Strategy for Disaster Reduction
Latin America and the Caribbean
Newsletter ISDR Inform - Latin America and the Caribbean
Newsletter for Latin America and the Caribbean Inssue No. 15, 1999
Legislation for disaster prevention
On 13 October 1999, the new National Emergency Law went into effect in Costa Rica. Its most innovative feature is its emphasis on prevention. The law seeks to provide an effective and efficient juridical framework for regulating State activity in emergency situations and promoting disaster prevention throughout the country.
The law creates the National Risk Prevention and Emergency Response Commission, formerly the National Emergency Commission and still employing the acronym CNE, as part of the Presidents Office, but with its own legal identity and budget.
The Commission will be empowered to reject forestry and mining concessions and the exploitation of rivers and other natural resources if it has reason to believe that such activities can increase the risk of natural disasters or are to be carried out in high-risk areas. Its decisions will be binding.
Similarly, the Commission will oversee, and reject when necessary, any building project, extension or modification, including human settlements, either partially or totally, in previously identified high-risk areas. Information about these high-risk areas will be forwarded to local governments, the Association of Engineers and Architects of Costa Rica, and other relevant institutions.
According to the new law, the Commissions Regulatory Plan will override any other legislative or government decision, and violating it will be punished by law.
The law also outlines the duties and functions of all organizations, public and private entities and community groups involved in disaster prevention. Article 6 of the law recognizes three phases to any disaster: the initial or critical phase, which will emphasize timely communication with the affected population; the intermediate or medium-term phase, in which the focus will be on rehabilitation; and the final or long-term phase, which will highlight reconstruction and any measures needed to prevent the recurrence of similar emergencies.
The CNE must also
organize a National Prevention System to reduce the risk of natural disasters,
and a National Emergency Fund to provide the necessary funding for disaster
prevention, mitigation and response.
On 11 October 1999, the Defense and Governance Committee and the Central American Integration Committee of the Nicaraguan National Assembly presented to the Speaker of the Assembly their favourable verdict concerning a bill that would create the National Disaster Prevention, Mitigation and Response System.
The objective of the proposed law would be establish the principles, standards and instruments required to set up an inter-institutional system for disaster reduction through prevention, mitigation, preparedness and response activities aimed at both natural and man-made disasters.
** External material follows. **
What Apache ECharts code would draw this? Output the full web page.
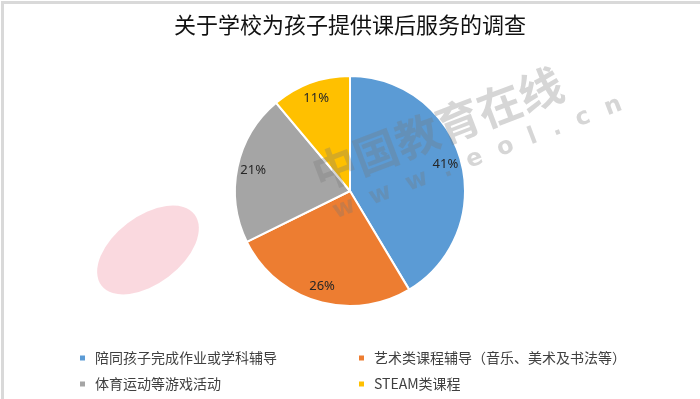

The National Disaster Prevention and Response System would be headed by a National Civil Defense Committee. A Permanent Technical Group will be the executive arm of the National Committee. The bill calls for the creation of provincial and regional structures, including one for the Atlantic coast. It would also create a Disaster Operations Centre, as part of Civil Defense, and a Disaster Fund that would be available to the National Committee if an emergency is officially declared.
Relevant government institutions, including decentralized institutions and municipal governments, would be a part of the System, and must formally identify which department will be in charge of coordinating risk reduction and disaster response activities within their sphere of influence.